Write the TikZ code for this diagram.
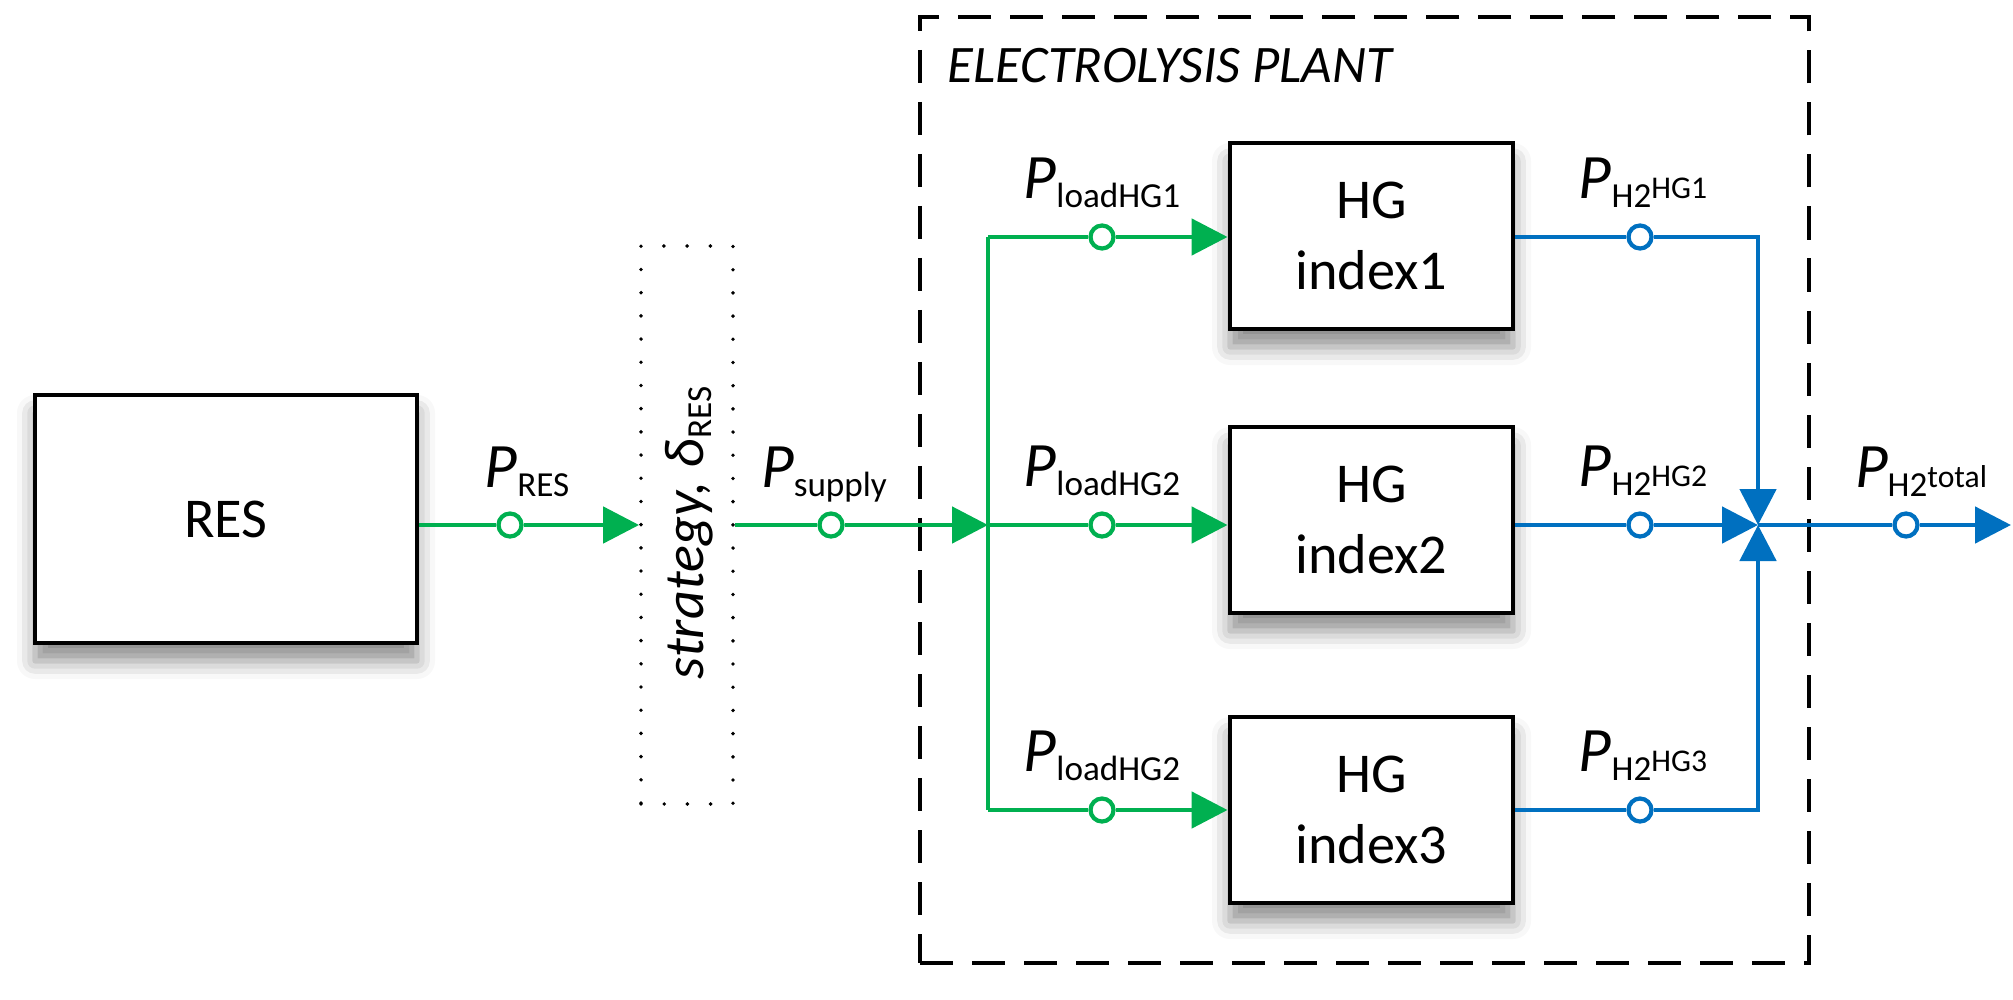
\documentclass[tikz,border=0pt]{standalone}
\usepackage{fontspec}
\setmainfont{Carlito}
\usetikzlibrary{positioning, arrows.meta, shadows.blur}

\definecolor{flowgreen}{HTML}{00B050}
\definecolor{flowblue}{HTML}{0070C0}

\newcommand{\pvar}[1]{\textit{P}\raisebox{-0.9mm}{\fontsize{10}{12}\selectfont #1}}
\newcommand{\phyd}[1]{\textit{P}\raisebox{-0.9mm}{\fontsize{10}{12}\selectfont H2\raisebox{0.9mm}{\fontsize{9}{11}\selectfont #1}}}

\begin{document}
\begin{tikzpicture}[>={Triangle[length=3.6mm, width=3.6mm]},
    block/.style={draw, line width=1.4pt, fill=white, minimum width=2.83cm, minimum height=1.86cm, align=center,
        font=\fontsize{16}{20}\selectfont,
        blur shadow={shadow xshift=0pt, shadow yshift=-1.8mm, shadow blur radius=1.8mm, shadow opacity=45}},
    port/.style={circle, draw, line width=1.2pt, fill=white, inner sep=0pt, minimum size=2.3mm},
    gline/.style={draw=flowgreen, line width=1.4pt},
    bline/.style={draw=flowblue, line width=1.4pt},
    lbl/.style={anchor=base, font=\fontsize{18}{21}\selectfont, inner sep=0pt}]
    \useasboundingbox (0,0) rectangle (20.13,-9.99);

    % Frames
    \node[draw, line width=1.1pt, dash pattern=on 9.4pt off 5.4pt, minimum width=8.89cm, minimum height=9.46cm] (plant) at (13.645,-4.90) {};
    \node[anchor=base west, inner sep=0pt, font=\fontsize{15}{18}\selectfont\itshape] (title) at (9.47,-0.82) {ELECTROLYSIS PLANT};
    \node[draw, line width=1.1pt, line cap=round, dash pattern=on 0pt off 6.6pt, minimum width=0.92cm, minimum height=5.58cm] (strat) at (6.87,-5.25) {};
    \node[rotate=90, inner sep=0pt, font=\fontsize{16}{19}\selectfont] (strattxt) at (6.89,-5.33) {\textit{strategy, δ}\raisebox{-0.8mm}{\fontsize{10}{12}\selectfont RES}};

    % Blocks
    \node[block, minimum width=3.82cm, minimum height=2.48cm] (res) at (2.26,-5.19) {RES};
    \node[block] (hg1) at (13.715,-2.36) {HG\\index1};
    \node[block] (hg2) at (13.715,-5.20) {HG\\index2};
    \node[block] (hg3) at (13.715,-8.10) {HG\\index3};

    % Junctions
    \coordinate (jg1) at (9.88,-2.37);
    \coordinate (jg2) at (9.88,-5.25);
    \coordinate (jg3) at (9.88,-8.10);
    \coordinate (jb1) at (17.58,-2.37);
    \coordinate (jb2) at (17.58,-5.25);
    \coordinate (jb3) at (17.58,-8.10);
    \coordinate (out) at (20.11,-5.25);

    % Ports
    \node[port, draw=flowgreen] (pres) at (5.10,-5.25) {};
    \node[port, draw=flowgreen] (psup) at (8.31,-5.25) {};
    \foreach \i in {1,2,3} {
        \node[port, draw=flowgreen] (pl\i) at (11.02,0 |- jg\i) {};
        \node[port, draw=flowblue] (ph\i) at (16.40,0 |- jb\i) {};
    }
    \node[port, draw=flowblue] (ptot) at (19.06,-5.25) {};

    % Power flow
    \draw[gline, ->] (res.east |- pres) -- (pres) -- (strat.west |- pres);
    \draw[gline, ->] (strat.east |- psup) -- (psup) -- (jg2);
    \draw[gline] (jg1) -- (jg3);
    \foreach \i in {1,2,3}
        \draw[gline, ->] (jg\i) -- (pl\i) -- (hg\i.west |- jg\i);

    % Hydrogen flow
    \draw[bline, ->] (hg1.east |- jb1) -- (ph1) -- (jb1) -- (jb2);
    \draw[bline, ->] (hg2.east |- jb2) -- (ph2) -- (jb2);
    \draw[bline, ->] (hg3.east |- jb3) -- (ph3) -- (jb3) -- (jb2);
    \draw[bline, ->] (jb2) -- (ptot) -- (out);

    % Labels
    \node[lbl] (lres) at ([xshift=1.7mm, yshift=3.8mm]pres.center) {\pvar{RES}};
    \node[lbl] (lsup) at ([xshift=-0.7mm, yshift=3.8mm]psup.center) {\pvar{supply}};
    \node[lbl] (ll1) at ([yshift=3.9mm]pl1.center) {\pvar{loadHG1}};
    \node[lbl] (ll2) at ([yshift=3.9mm]pl2.center) {\pvar{loadHG2}};
    \node[lbl] (ll3) at ([yshift=3.9mm]pl3.center) {\pvar{loadHG2}};
    \node[lbl] (lh1) at ([xshift=0.3mm, yshift=3.9mm]ph1.center) {\phyd{HG1}};
    \node[lbl] (lh2) at ([xshift=0.3mm, yshift=3.9mm]ph2.center) {\phyd{HG2}};
    \node[lbl] (lh3) at ([xshift=0.3mm, yshift=3.9mm]ph3.center) {\phyd{HG3}};
    \node[lbl] (ltot) at ([xshift=1.5mm, yshift=3.8mm]ptot.center) {\phyd{total}};
\end{tikzpicture}
\end{document}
==============================
### [EXERCISE PROMPT]
Write out again, exactly, the lines from the start of the listing up to the line containing "(0,0) rectangle (20.13,-9.99);", with both ends and without pictures.

### [TASK SOLUTION]
Write the TikZ code for this diagram.
\documentclass[tikz,border=0pt]{standalone}
\usepackage{fontspec}
\setmainfont{Carlito}
\usetikzlibrary{positioning, arrows.meta, shadows.blur}

\definecolor{flowgreen}{HTML}{00B050}
\definecolor{flowblue}{HTML}{0070C0}

\newcommand{\pvar}[1]{\textit{P}\raisebox{-0.9mm}{\fontsize{10}{12}\selectfont #1}}
\newcommand{\phyd}[1]{\textit{P}\raisebox{-0.9mm}{\fontsize{10}{12}\selectfont H2\raisebox{0.9mm}{\fontsize{9}{11}\selectfont #1}}}

\begin{document}
\begin{tikzpicture}[>={Triangle[length=3.6mm, width=3.6mm]},
    block/.style={draw, line width=1.4pt, fill=white, minimum width=2.83cm, minimum height=1.86cm, align=center,
        font=\fontsize{16}{20}\selectfont,
        blur shadow={shadow xshift=0pt, shadow yshift=-1.8mm, shadow blur radius=1.8mm, shadow opacity=45}},
    port/.style={circle, draw, line width=1.2pt, fill=white, inner sep=0pt, minimum size=2.3mm},
    gline/.style={draw=flowgreen, line width=1.4pt},
    bline/.style={draw=flowblue, line width=1.4pt},
    lbl/.style={anchor=base, font=\fontsize{18}{21}\selectfont, inner sep=0pt}]
    \useasboundingbox (0,0) rectangle (20.13,-9.99);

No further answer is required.